• **WHAT IS EXPECTED**
Will you extract the entries word for word? Images should not appear in the copy.

===== DATA TO USE

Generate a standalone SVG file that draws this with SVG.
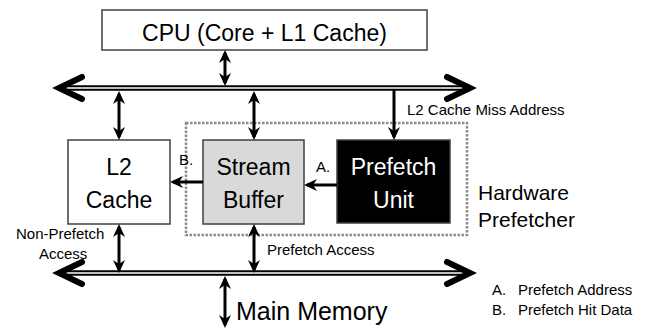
<svg xmlns="http://www.w3.org/2000/svg" width="653" height="329" viewBox="0 0 653 329">
<defs>
<style>
text{font-family:"Liberation Sans",Arial,sans-serif;fill:#000}
.box{stroke:#404040;stroke-width:1.5}
.big{font-size:23px}
.sm{font-size:15px}
.lbl{font-size:21px}
.arr{stroke:#000;stroke-width:3;fill:none}
.busb{stroke:#000;stroke-width:5.5;fill:none}
.busw{stroke:#fff;stroke-width:1.5;fill:none}
.chev{stroke:#000;stroke-width:6;fill:none;stroke-linecap:round;stroke-linejoin:miter}
</style>
<marker id="ah" markerUnits="userSpaceOnUse" viewBox="0 0 13 13" markerWidth="13" markerHeight="13" refX="10" refY="6.5" orient="auto-start-reverse">
<path d="M0,0.5 L13,6.5 L0,12.5 L4,6.5 z" fill="#000"/>
</marker>
</defs>
<g id="hw-prefetcher">
<rect x="186" y="123" width="281" height="112" fill="none" stroke="#8c8c8c" stroke-width="2.5" stroke-dasharray="2.5,1.5"/>
<text class="lbl" x="478" y="200">Hardware</text>
<text class="lbl" x="478" y="227">Prefetcher</text>
</g>
<g id="cpu">
<rect class="box" x="102" y="10" width="325" height="40" fill="#fff"/>
<text class="big" x="264.5" y="41" text-anchor="middle">CPU (Core + L1 Cache)</text>
</g>
<g id="l2">
<rect class="box" x="68" y="140" width="102" height="84" fill="#fff"/>
<text class="big" x="119" y="175" text-anchor="middle">L2</text>
<text class="big" x="119" y="208" text-anchor="middle">Cache</text>
</g>
<g id="stream-buffer">
<rect class="box" x="203" y="140" width="101" height="84" fill="#d9d9d9"/>
<text class="big" x="253.5" y="175" text-anchor="middle">Stream</text>
<text class="big" x="253.5" y="208" text-anchor="middle">Buffer</text>
</g>
<g id="prefetch-unit">
<rect class="box" x="337" y="140" width="113" height="83" fill="#000"/>
<text class="big" x="393.5" y="175" text-anchor="middle" style="fill:#fff">Prefetch</text>
<text class="big" x="393.5" y="208" text-anchor="middle" style="fill:#fff">Unit</text>
</g>
<g id="main-memory">
<text x="236" y="320" style="font-size:25px">Main Memory</text>
</g>
<g id="connectors">
<path class="busb" d="M60,88 H469"/>
<path class="busw" d="M64,88 H466"/>
<path class="chev" d="M82,77 L59,88 L82,99"/>
<path class="chev" d="M447,77 L470,88 L447,99"/>
<path class="busb" d="M60,273 H469"/>
<path class="busw" d="M64,273 H466"/>
<path class="chev" d="M82,262 L59,273 L82,284"/>
<path class="chev" d="M447,262 L470,273 L447,284"/>
<path class="arr" d="M225,53 V83" marker-start="url(#ah)" marker-end="url(#ah)"/>
<path class="arr" d="M119,94 V137" marker-start="url(#ah)" marker-end="url(#ah)"/>
<path class="arr" d="M254,94 V137" marker-start="url(#ah)" marker-end="url(#ah)"/>
<path class="arr" d="M394,90 V137" marker-end="url(#ah)"/>
<path class="arr" d="M119,227 V270" marker-start="url(#ah)" marker-end="url(#ah)"/>
<path class="arr" d="M254,227 V270" marker-start="url(#ah)" marker-end="url(#ah)"/>
<path class="arr" d="M225,279 V325" marker-start="url(#ah)" marker-end="url(#ah)"/>
<path class="arr" d="M337,185 H307" marker-end="url(#ah)"/>
<path class="arr" d="M203,182 H173" marker-end="url(#ah)"/>
<text class="sm" x="407" y="115">L2 Cache Miss Address</text>
<text class="sm" x="316" y="172">A.</text>
<text class="sm" x="179" y="165">B.</text>
<text class="sm" x="267" y="255">Prefetch Access</text>
<text class="sm" x="16" y="239">Non-Prefetch</text>
<text class="sm" x="39" y="259">Access</text>
</g>
<g id="legend">
<text class="sm" x="492" y="295">A.</text>
<text class="sm" x="518" y="295">Prefetch Address</text>
<text class="sm" x="492" y="315">B.</text>
<text class="sm" x="518" y="315">Prefetch Hit Data</text>
</g>
</svg>
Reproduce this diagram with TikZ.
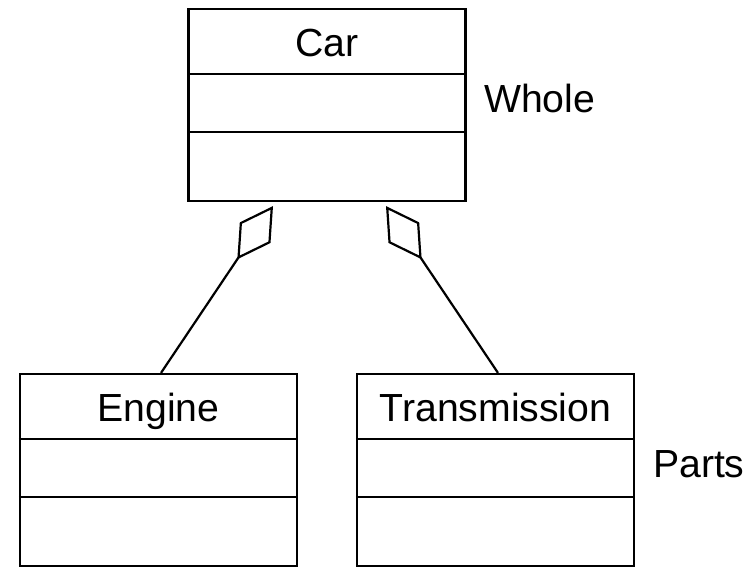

==========

• **SOLUTION TO THIS EXERCISE**
Generate a standalone SVG file that draws this with SVG.
<svg xmlns="http://www.w3.org/2000/svg" width="653" height="329" viewBox="0 0 653 329">
<defs>
<style>
text{font-family:"Liberation Sans",Arial,sans-serif;fill:#000}
.box{stroke:#404040;stroke-width:1.5}
.big{font-size:23px}
.sm{font-size:15px}
.lbl{font-size:21px}
.arr{stroke:#000;stroke-width:3;fill:none}
.busb{stroke:#000;stroke-width:5.5;fill:none}
.busw{stroke:#fff;stroke-width:1.5;fill:none}
.chev{stroke:#000;stroke-width:6;fill:none;stroke-linecap:round;stroke-linejoin:miter}
</style>
<marker id="ah" markerUnits="userSpaceOnUse" viewBox="0 0 13 13" markerWidth="13" markerHeight="13" refX="10" refY="6.5" orient="auto-start-reverse">
<path d="M0,0.5 L13,6.5 L0,12.5 L4,6.5 z" fill="#000"/>
</marker>
</defs>
<g id="hw-prefetcher">
<rect x="186" y="123" width="281" height="112" fill="none" stroke="#8c8c8c" stroke-width="2.5" stroke-dasharray="2.5,1.5"/>
<text class="lbl" x="478" y="200">Hardware</text>
<text class="lbl" x="478" y="227">Prefetcher</text>
</g>
<g id="cpu">
<rect class="box" x="102" y="10" width="325" height="40" fill="#fff"/>
<text class="big" x="264.5" y="41" text-anchor="middle">CPU (Core + L1 Cache)</text>
</g>
<g id="l2">
<rect class="box" x="68" y="140" width="102" height="84" fill="#fff"/>
<text class="big" x="119" y="175" text-anchor="middle">L2</text>
<text class="big" x="119" y="208" text-anchor="middle">Cache</text>
</g>
<g id="stream-buffer">
<rect class="box" x="203" y="140" width="101" height="84" fill="#d9d9d9"/>
<text class="big" x="253.5" y="175" text-anchor="middle">Stream</text>
<text class="big" x="253.5" y="208" text-anchor="middle">Buffer</text>
</g>
<g id="prefetch-unit">
<rect class="box" x="337" y="140" width="113" height="83" fill="#000"/>
<text class="big" x="393.5" y="175" text-anchor="middle" style="fill:#fff">Prefetch</text>
<text class="big" x="393.5" y="208" text-anchor="middle" style="fill:#fff">Unit</text>
</g>
<g id="main-memory">
<text x="236" y="320" style="font-size:25px">Main Memory</text>
</g>
<g id="connectors">
<path class="busb" d="M60,88 H469"/>
<path class="busw" d="M64,88 H466"/>
<path class="chev" d="M82,77 L59,88 L82,99"/>
<path class="chev" d="M447,77 L470,88 L447,99"/>
<path class="busb" d="M60,273 H469"/>
<path class="busw" d="M64,273 H466"/>
<path class="chev" d="M82,262 L59,273 L82,284"/>
<path class="chev" d="M447,262 L470,273 L447,284"/>
<path class="arr" d="M225,53 V83" marker-start="url(#ah)" marker-end="url(#ah)"/>
<path class="arr" d="M119,94 V137" marker-start="url(#ah)" marker-end="url(#ah)"/>
<path class="arr" d="M254,94 V137" marker-start="url(#ah)" marker-end="url(#ah)"/>
<path class="arr" d="M394,90 V137" marker-end="url(#ah)"/>
<path class="arr" d="M119,227 V270" marker-start="url(#ah)" marker-end="url(#ah)"/>
<path class="arr" d="M254,227 V270" marker-start="url(#ah)" marker-end="url(#ah)"/>
<path class="arr" d="M225,279 V325" marker-start="url(#ah)" marker-end="url(#ah)"/>
<path class="arr" d="M337,185 H307" marker-end="url(#ah)"/>
<path class="arr" d="M203,182 H173" marker-end="url(#ah)"/>
<text class="sm" x="407" y="115">L2 Cache Miss Address</text>
<text class="sm" x="316" y="172">A.</text>
<text class="sm" x="179" y="165">B.</text>
<text class="sm" x="267" y="255">Prefetch Access</text>
<text class="sm" x="16" y="239">Non-Prefetch</text>
<text class="sm" x="39" y="259">Access</text>
</g>
<g id="legend">
<text class="sm" x="492" y="295">A.</text>
<text class="sm" x="518" y="295">Prefetch Address</text>
<text class="sm" x="492" y="315">B.</text>
<text class="sm" x="518" y="315">Prefetch Hit Data</text>
</g>
</svg>
Reproduce this diagram with TikZ.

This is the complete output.